Cold prospects need time to warm up to cold senders; in most cases, they don’t have enough time to go through all the emails. 

A follow-up email sequence convinces leads that are not sure about your services. You can expand the core message of your first email, add new content, and attach some freebies that can help the recipient’s business.

Since most of the conversations happen after the second follow-up, it is essential to have a proper sequence. Follow-up frequency preferences vary wildly across the globe, but it’s generally acknowledged that 2-3 emails spread across 14-28 days can end up closing the deal for you

However, following up on hundreds of emails can be draining. You can automate follow-up campaigns by using an email marketing tool and adding your template, number of follow-ups, and days.

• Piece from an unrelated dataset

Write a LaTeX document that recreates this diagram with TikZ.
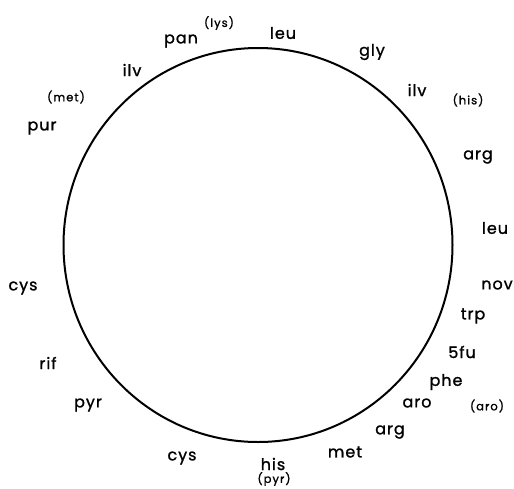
\documentclass[tikz,border=0pt]{standalone}
\usepackage{fontspec}
\setmainfont[LetterSpace=6,FakeBold=1.2]{Poppins}
\usepackage{tikz}
\usetikzlibrary{positioning}

\begin{document}
\begin{tikzpicture}[x=1pt, y=-1pt,
    every node/.style={inner sep=0pt},
    mk/.style={font=\fontsize{16}{16}\selectfont},
    sub/.style={font=\fontsize{11.5}{11.5}\selectfont\addfontfeature{LetterSpace=9}}]
  \useasboundingbox (0,0) rectangle (514,488);
  % ---------- chromosome ----------
  \draw[line width=2pt] (258,245) ellipse (194.5pt and 197pt);
  % ---------- markers, clockwise from top ----------
  \node[mk] (leuA) at (283,33) {leu};
  \node[mk] (gly)  at (372,52) {gly};
  \node[mk] (ilvB) at (417,90) {ilv};
  \node[sub] (hisB) at (468,100) {(his)};
  \node[mk] (argA) at (478,157) {arg};
  \node[mk] (leuB) at (495,228) {leu};
  \node[mk] (nov)  at (497,285) {nov};
  \node[mk] (trp)  at (473,316) {trp};
  \node[mk] (fu)   at (462,352) {5fu};
  \node[mk] (phe)  at (446,382) {phe};
  \node[mk] (aroA) at (417,403) {aro};
  \node[sub] (aroB) at (487,406) {(aro)};
  \node[mk] (argB) at (390,432) {arg};
  \node[mk] (metA) at (345,452) {met};
  \node[mk] (hisA) at (273,464) {his};
  \node[sub] (pyrB) at (274,479) {(pyr)};
  \node[mk] (cysB) at (182,458) {cys};
  \node[mk] (pyrA) at (88,405)  {pyr};
  \node[mk] (rif)  at (48,363)  {rif};
  \node[mk] (cysA) at (23,288)  {cys};
  \node[mk] (pur)  at (42,128)  {pur};
  \node[sub] (metB) at (66,97)  {(met)};
  \node[mk] (ilvA) at (132,70)  {ilv};
  \node[mk] (pan)  at (181,41)  {pan};
  \node[sub] (lys)  at (219,23)  {(lys)};
\end{tikzpicture}
\end{document}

It’s important to remember that you should be earnestly persuasive in your follow-ups and not intrusive or pushy. 

This follow-up email adds a touch of humor and builds upon the CTA of the previous email:

Step 6. Test Your Targeted Email Outreach Campaign

Just like many things in life, practice makes email marketing campaigns perfect. One way to practice, optimize and improve your targeted outreach sequences is by gathering data and tracking the metrics

Cold emails are not one size fits all solutions, so what works for one account might not work for the other. Subject lines are the first element you need to test. Try two variables in small batches to see which sticks and use similar ones for different accounts.

Next, tweak the email design and body to create a new visual identity. Third, play around with the CTA button to see which leads recipients to your landing page more successfully. 

By testing out different aspects of the email, including the days and times, you’ll be able to fill the gaps in your campaign and see a better response rate going forward.

Conclusion

Targeted email marketing campaigns allow agencies to focus on quality over quantity and close bigger deals to keep revenues soaring. The 6 step process discussed above should give you an excellent understanding of sending targeted emails that convert and bring more revenue to your agency.